In the Pioneer Valley, where the regional transit authority is seeking fare hikes and service cuts, the ATU local has joined community and senior organizations to pack two meetings and win an accountability meeting with the authority’s chair.

All these labor-community coalitions are saying “fund it and fix it.” Don’t just save the service we have. Improve our transit system so that it works for the people who depend on it and wins over the people who could be choosing to leave their cars at home.

The coalitions also recognize that their immediate transit crises are symptoms of a broken statewide system, so the organizing and the solutions are on the state level. And they are demanding an equal role in the decision-making that shapes our transit systems.


Darlene Lombos is executive director of Community Labor United in Boston.

A version of this article appeared in Labor Notes #397, April 2012. Don't miss an issue, subscribe today.

Comments

The Wizard of Cause (not verified) | 04/12/12

I spent a considerable portion of last year with Occupy Boston, back when they held Dewey Square by South Station. Throughout the Occupy movement, be it in Boston, or NY, Philly, Chicago, Miami, etc...an interesting game was played between existing PACs, unions and other community and political groups and the various factions which comprise the Occupy OWS movement.

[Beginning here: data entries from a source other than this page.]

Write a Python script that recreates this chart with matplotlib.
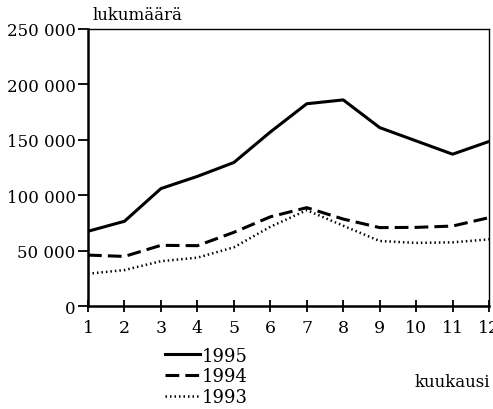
import numpy as np
import matplotlib
matplotlib.use("Agg")
import matplotlib.pyplot as plt
from matplotlib.ticker import FuncFormatter

# data
months = list(range(1, 13))
v1995 = [67500, 76500, 106000, 117000, 129500, 157000, 182500, 186000, 161000, 149000, 137000, 148500]
v1994 = [46000, 44800, 54800, 54500, 66500, 80500, 88800, 78500, 70800, 71000, 72200, 79800]
v1993 = [29200, 32500, 40500, 43700, 53000, 71500, 86500, 72500, 58700, 57000, 57500, 60200]
yticks = [0, 50000, 100000, 150000, 200000, 250000]

plt.rcParams['font.family'] = ['DejaVu Serif']

fig = plt.figure(figsize=(4.93, 4.10), dpi=100)
ax = fig.add_axes([0.1785, 0.251, 0.8135, 0.676])

ax.plot(months, v1995, color='black', lw=2.2, ls='-', label='1995')
ax.plot(months, v1994, color='black', lw=2.2, ls=(0, (4.5, 2)), label='1994')
ax.plot(months, v1993, color='black', lw=1.8, ls=(0, (0.6, 1.2)), label='1993')

ax.set_xlim(1, 12)
ax.set_ylim(0, 250000)
ax.set_xticks(months)
ax.set_yticks(yticks)
ax.yaxis.set_major_formatter(FuncFormatter(lambda v, p: f"{int(v):,}".replace(",", " ")))

ax.spines['left'].set_linewidth(1.8)
ax.spines['bottom'].set_linewidth(1.8)
ax.spines['top'].set_linewidth(1.0)
ax.spines['right'].set_linewidth(1.0)
ax.tick_params(axis='x', direction='inout', length=9, width=1.3, labelsize=12.5, pad=5)
ax.tick_params(axis='y', direction='out', length=7, width=1.3, labelsize=12, pad=2)

fig.text(0.188, 0.963, 'lukumäärä', fontsize=12, va='center', ha='left')
fig.text(0.995, 0.066, 'kuukausi', fontsize=12, va='center', ha='right')

fig.legend(loc='upper left', bbox_to_anchor=(0.334, 0.152), frameon=False,
           handlelength=1.95, handletextpad=0.1, labelspacing=0.15,
           fontsize=13, borderaxespad=0, borderpad=0)

fig.savefig('out.png', dpi=100)
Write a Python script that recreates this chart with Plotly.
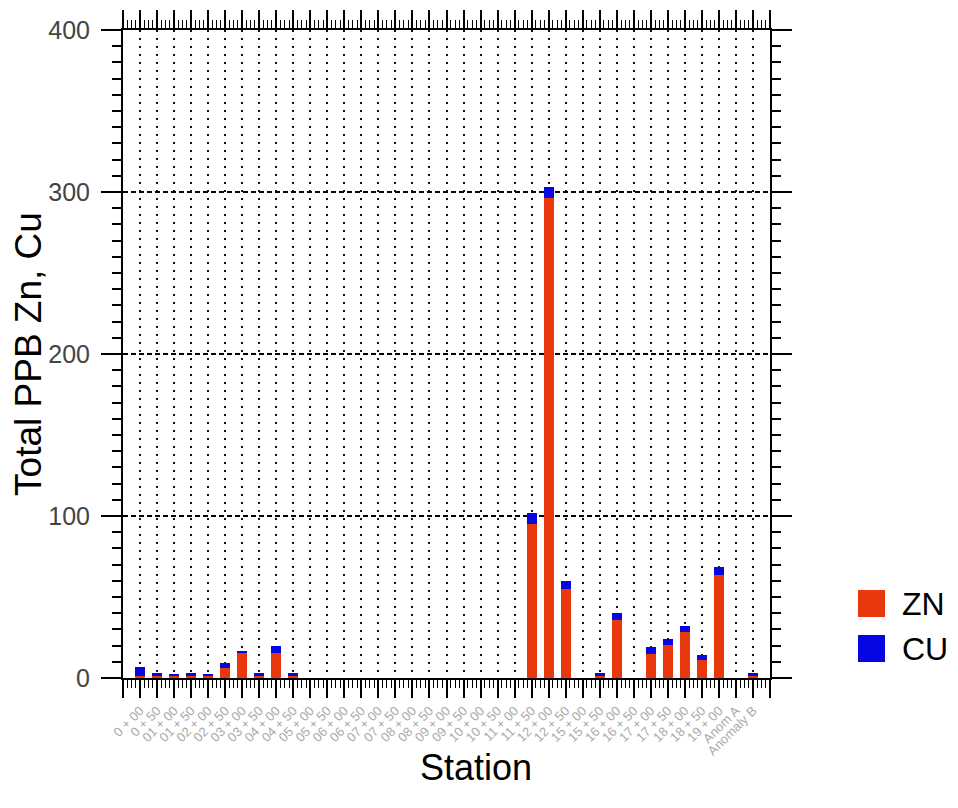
import plotly.graph_objects as go

stations = ["0 + 00", "0 + 50", "01 + 00", "01 + 50", "02 + 00", "02 + 50", "03 + 00", "03 + 50",
            "04 + 00", "04 + 50", "05 + 00", "05 + 50", "06 + 00", "06 + 50", "07 + 00", "07 + 50",
            "08 + 00", "08 + 50", "09 + 00", "09 + 50", "10 + 00", "10 + 50", "11 + 00", "11 + 50",
            "12 + 00", "12 + 50", "15 + 00", "15 + 50", "16 + 00", "16 + 50", "17 + 00", "17 + 50",
            "18 + 00", "18 + 50", "19 + 00", "Anom A", "Anomaly B"]

zn = [1, 1.5, 1, 1.5, 1, 6, 15.5, 1.5, 15.5, 1.5,
      0, 0, 0, 0, 0, 0, 0, 0, 0, 0, 0, 0, 0,
      95, 296, 55, 0, 1.5, 36, 0, 15, 20.5, 28.5, 11, 63.5, 0, 1.5]
cu = [6, 1.5, 1.5, 1.5, 1.5, 3, 1, 1.5, 4, 1.5,
      0, 0, 0, 0, 0, 0, 0, 0, 0, 0, 0, 0, 0,
      7, 7, 5, 0, 1.5, 4, 0, 4, 3.5, 3.5, 3, 5, 0, 1.5]

y_ticks = [0, 100, 200, 300, 400]

ZN_COLOR = "#E8380C"
CU_COLOR = "#0606E2"
FONT = "Liberation Sans, Arial, sans-serif"

# the page body has an 8px margin, so the figure is offset by 8px
L, T, PW, PH = 115, 22, 647, 648

xs = list(range(len(stations)))

fig = go.Figure()
fig.add_trace(go.Bar(x=xs, y=zn, name="ZN", marker=dict(color=ZN_COLOR, line=dict(width=0)),
                     width=0.6, showlegend=False))
fig.add_trace(go.Bar(x=xs, y=cu, name="CU", marker=dict(color=CU_COLOR, line=dict(width=0)),
                     width=0.6, showlegend=False))

tickvals = [-1] + xs + [len(stations)]
ticktext = [""] + stations + [""]

fig.update_layout(
    barmode="stack",
    width=958, height=808,
    margin=dict(l=L, r=958 - L - PW, t=T, b=808 - T - PH, autoexpand=False),
    paper_bgcolor="white", plot_bgcolor="white",
    font=dict(family=FONT, color="black"),
    xaxis=dict(
        range=[-1, len(stations)],
        tickmode="array", tickvals=tickvals, ticktext=ticktext,
        tickangle=-45, tickfont=dict(size=13, color="#aaaaaa", family=FONT),
        ticks="outside", ticklen=18, tickwidth=2, tickcolor="black",
        showline=True, linecolor="black", linewidth=2, mirror="ticks",
        showgrid=True, gridcolor="#111111", gridwidth=2, griddash="2px,6px",
        zeroline=False, automargin=False,
        minor=dict(tickmode="linear", tick0=0, dtick=0.25, ticks="outside", ticklen=8,
                   tickwidth=1.2, tickcolor="black", showgrid=False),
    ),
    yaxis=dict(
        range=[0, 400],
        tickmode="array", tickvals=y_ticks,
        tickfont=dict(size=25, color="#444444", family=FONT),
        ticks="outside", ticklen=20, tickwidth=2, tickcolor="black",
        ticklabelstandoff=6,
        showline=True, linecolor="black", linewidth=2, mirror="ticks",
        showgrid=True, gridcolor="black", gridwidth=1.5, griddash="5px,3px",
        zeroline=False, automargin=False,
        title=dict(text="Total PPB Zn, Cu", font=dict(size=37, color="black", family=FONT), standoff=0),
        minor=dict(tickmode="linear", tick0=0, dtick=10, ticks="outside", ticklen=9,
                   tickwidth=1.5, tickcolor="black", showgrid=False),
    ),
)

def px_x(p):
    return (p - 8 - L) / PW
def px_y(p):
    return (T + 8 + PH - p) / PH

# x-axis title (placed slightly right of centre as in the reference)
fig.add_annotation(text="Station", xref="paper", yref="paper", x=px_x(476), y=px_y(767),
                   xanchor="center", yanchor="middle", showarrow=False,
                   font=dict(size=36, color="black", family=FONT))

# legend drawn as squares + text
legend_items = [("ZN", ZN_COLOR, 590), ("CU", CU_COLOR, 635)]
for name, color, top in legend_items:
    fig.add_shape(type="rect", xref="paper", yref="paper",
                  x0=px_x(858), x1=px_x(885), y0=px_y(top + 27), y1=px_y(top),
                  fillcolor=color, line=dict(width=0))
    fig.add_annotation(text=name, xref="paper", yref="paper", x=px_x(900), y=px_y(top + 13.5),
                       xanchor="left", yanchor="middle", showarrow=False,
                       font=dict(size=32, color="black", family=FONT))

fig.write_html("out.html")
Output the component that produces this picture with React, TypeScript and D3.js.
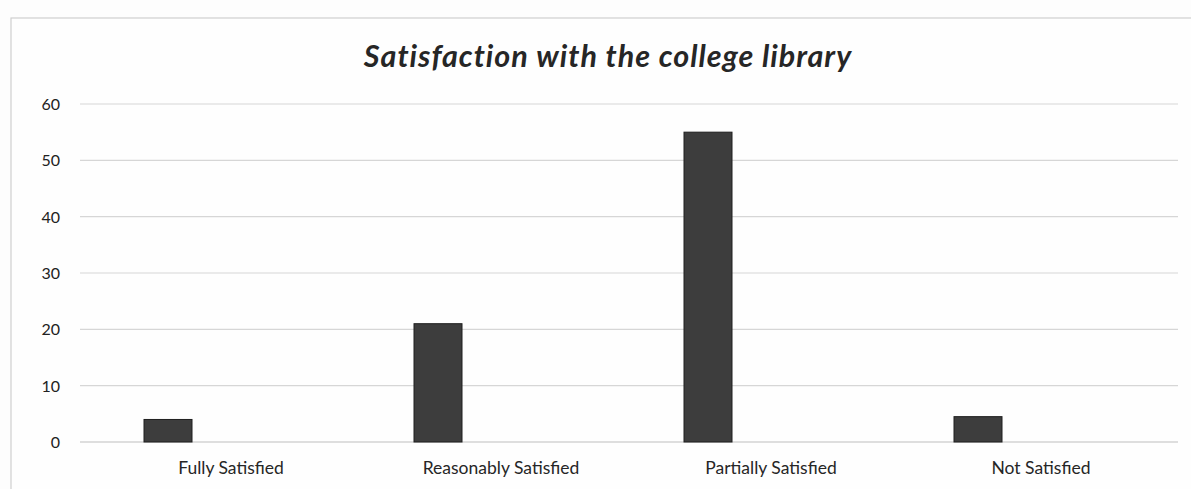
import React from "react";
import * as d3 from "d3";

const categories = ["Fully Satisfied", "Reasonably Satisfied", "Partially Satisfied", "Not Satisfied"];
const values = [4, 21, 55, 4.5];
const yTicks = [0, 10, 20, 30, 40, 50, 60];
const title = "Satisfaction with the college library";

const W = 1191;
const H = 489;

export default function App() {
  const x = d3.scaleBand<string>().domain(categories).range([96, 1176]);
  const y = d3.scaleLinear().domain([0, 60]).range([442, 104]);
  const bw = 48;
  const offset = -63;
  const font = "Lato, 'Open Sans', sans-serif";
  return (
    <svg width={W} height={H} style={{ position: "absolute", left: 0, top: 0, background: "#fdfdfd" }}>
      <rect x={0} y={0} width={W} height={H} fill="#fdfdfd" />
      <rect x={11} y={18} width={W} height={H} fill="#fefefe" stroke="#cfcfcf" strokeWidth={1.2} />
      <text x={608} y={67} textAnchor="middle" fontFamily={font} fontStyle="italic" fontWeight={700} fontSize={30.5} letterSpacing={1} fill="#262626">
        {title}
      </text>
      {yTicks.map((t) => (
        <g key={t}>
          <line x1={80} x2={1178} y1={y(t)} y2={y(t)} stroke={t === 0 ? "#bdbdbd" : "#d6d6d6"} strokeWidth={1.2} />
          <text x={60} y={y(t) + 6} textAnchor="end" fontFamily={font} fontSize={16} fill="#222">
            {t}
          </text>
        </g>
      ))}
      {categories.map((c, i) => {
        const cx = (x(c) as number) + x.bandwidth() / 2;
        return (
          <g key={c}>
            <rect
              x={cx + offset - bw / 2}
              y={y(values[i])}
              width={bw}
              height={y(0) - y(values[i])}
              fill="#3d3d3d"
              stroke="#1e1e1e"
              strokeWidth={1}
            />
            <text x={cx} y={474} textAnchor="middle" fontFamily={font} fontSize={17.5} fill="#262626">
              {c}
            </text>
          </g>
        );
      })}
    </svg>
  );
}
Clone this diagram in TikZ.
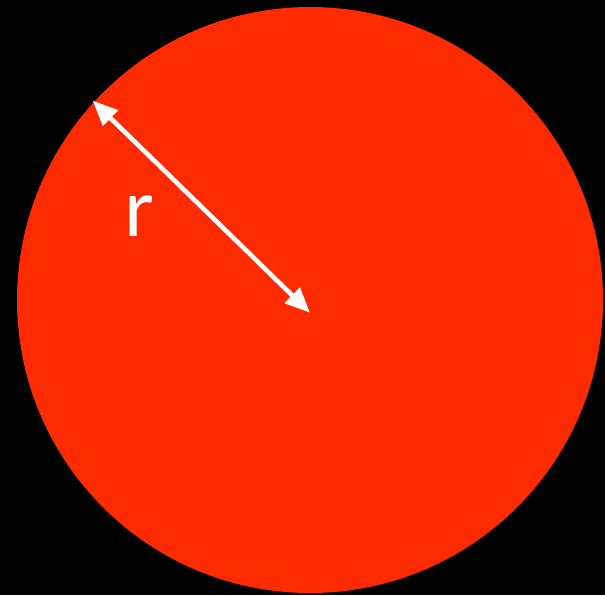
\documentclass[tikz,border=0pt]{standalone}
\usepackage{fontspec}
\setmainfont{Lato}
\usetikzlibrary{arrows.meta,positioning}
\definecolor{blaze}{RGB}{255,43,0}
\tikzset{
  >={Triangle[length=25pt,width=21pt]},
  disc/.style={fill=blaze},
  radius arrow/.style={<->,draw=white,line width=4.6pt},
  letter/.style={text=white,inner sep=0pt,font=\fontsize{79}{79}\selectfont},
}
\begin{document}
\begin{tikzpicture}[x=1pt,y=-1pt]
  \fill[black] (0,0) rectangle (605,595);
  \coordinate (centre) at (310,300);
  \fill[disc] (centre) circle (293);
  \coordinate (rim) at (92.7,100.7);
  \coordinate (mid) at (310,312.7);
  \draw[radius arrow] (rim) -- (mid);
  \node[letter,anchor=base] (r) at (138.5,236.5) {r};
\end{tikzpicture}
\end{document}
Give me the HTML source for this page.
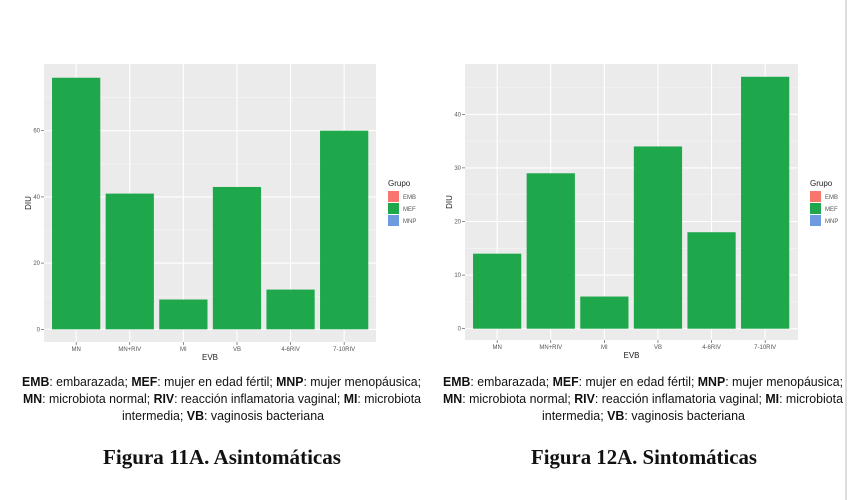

Partally attempts at cooption, partially legitimate efforts to build coalitions, various locals and various groups varied in their approaches. Through old SEIU and PAC contacts as well as activist friends throughout the country, I kept up on the ongoings throughout the camps and regions. In New York, real cooption was impossible as it stood proud as the beating heart of a growing, truly populist movement. In Philly and Chicago, relations were forged with paid internships being sold to resident Occupiers to serve as internal organizers for SEIU and material/financial support for the camps, so as to use their newly created blocs to aid in their Fight For a Fair Economy (FFFE) electoral campaign.

This did not always work out the way the union may have wanted, as much to SEIU chagrin, motions were passed in the Chicago GA for Occupy Chicago to march on and attempt an occupation of Mayor Rahm Emmanuel's office. With their (SEIU's) growing investment in the Obama campaign and the diversion of so much of their international organizing budget being dedicated to winning his reelection, its reasonable to assume a move against one of his closest allies wouldn't be something they'd be over the moon about. However in Boston, a curiousity...

Perhaps it was the nature of the camp or the relationship between the factions and activists there. Maybe it was the strength and pride taken in the General Assembly process, held in a city widely regarded as the birthplace of American democracy. Or perhaps it was just that Boston attitude wherein no one can TELL you what to do or SELL you on what to think, but whatever the cause, Occupy Boston and its growing affiliated network of SEIU and AFL locals, progressive issue PACs, social and community groups grew into something of a cohesive, unified movement, without further attempts at cooption or influence by any.

Actions taken under the banner of Occupy Boston were uniformly GA approved and ratified through genuine consensus. Recognizing that their autonomy was as precious as their solidarity, Occupy Boston remains not only a functioning and vital part of the greater movement, but a solid and equal partner to organized labor as a whole. And since the loss of Dewey Square, their devotion to this truly populist cause and the support they offer their allies, stands as a testiment to the true necessity for working people to have a voice in how their country and city operate.

Traxmor (not verified) | 04/07/12

Thank you for the update from MA where we can see another view of how the US is grossly under developed and lacking vision, mission and planning to not only avoid transit injustice at the local level but not even close to building a continental inter-modal solar transit system.